Four Assignments for Leaders
Ever the college professor, Brooks offered the audience four “assignments” for practicing these principles in their leadership and their lives.
1. Don’t agree—disagree better.
“Agreement is overrated,” he said. “The goal isn’t to disagree less, but to disagree better.” Healthy disagreement, he argued, is the engine of progress. “If you’re grateful we don’t live in a one-party state, then you’re grateful for the people who disagree with you,” he said. “They make democracy work.”
2. Resist the outrage machine.
Brooks challenged attendees to identify the people and platforms that profit from their anger. “They’re monetizing your fear and your sense of superiority. Don’t give them that power.”
3. Publicly commit to love.
He encouraged leaders to say it out loud: “I will not treat anyone with contempt.” Post it on social media, he said, and let people hold you to it. He even suggested a technique borrowed from marriage research: before criticizing someone, name five good things about them first. “By the time you get to the criticism, you’ve become a different person,” he said
4. Cultivate gratitude.
Of all the antidotes to contempt, Brooks said, gratitude may be the most powerful. He told the story of magician Howard Thurston, who began every performance by silently thanking his audience for allowing him to do what he loved. “That gratitude made him great,” Brooks said. “When was the last time you said, ‘I love my residents’? That feeling makes contempt impossible.”
Mission Territory
As he closed, Brooks left the crowd with an image. He described a church he once visited in Alabama that had unusual signs above the exit doors.

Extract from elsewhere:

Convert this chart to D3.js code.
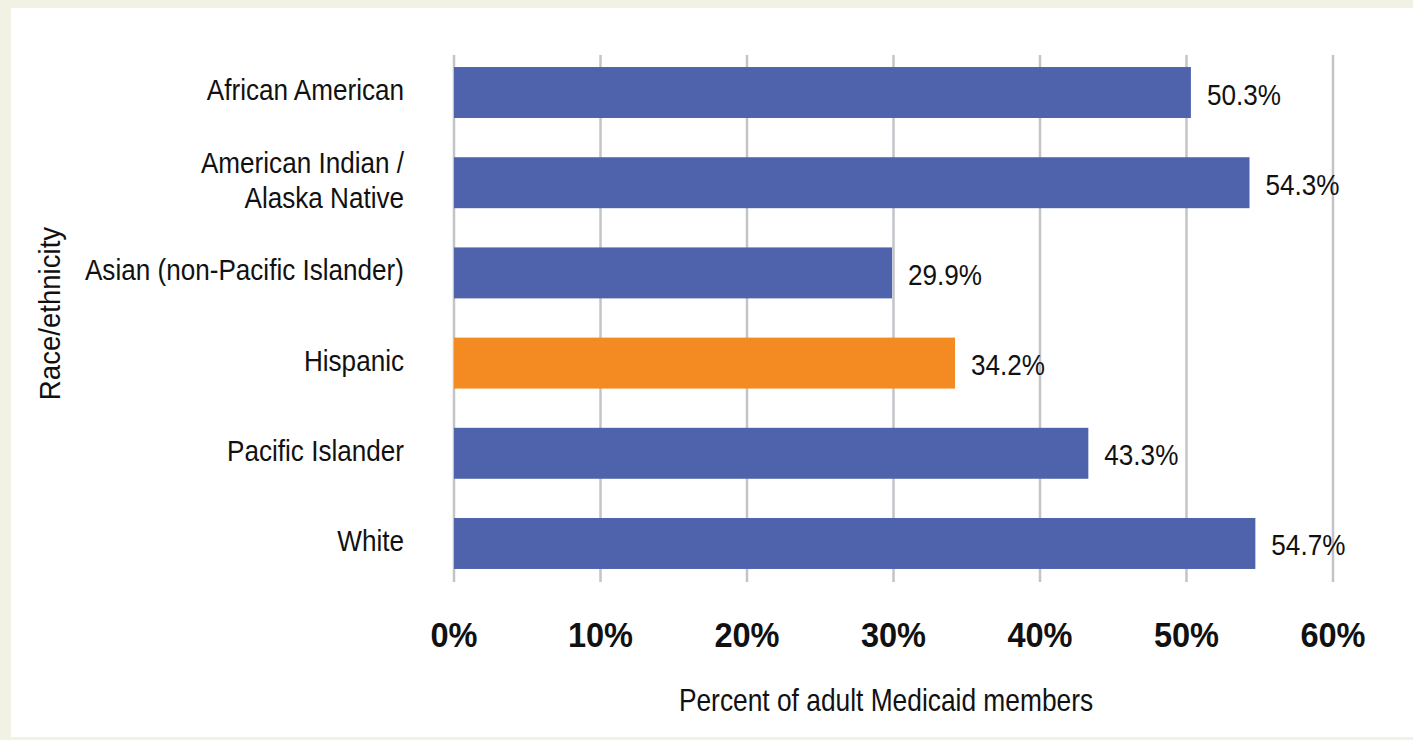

Instead of reading “Exit,” they said, You are now entering mission territory.
“I want you to imagine those signs above the doors here,” Brooks told the audience. “Because when you go home—back to your communities, your organizations, your residents—that’s mission territory. That’s where you’re called to serve.”
In the end, Brooks’s message wasn’t about politics or partisanship; it was about humanity. He told attendees that each one of them has the power to heal the divisions in their communities.
“You can’t choose your residents,” he said. “But you can choose to love them. And if you do, you’ll not only serve them better—you’ll help heal this country.”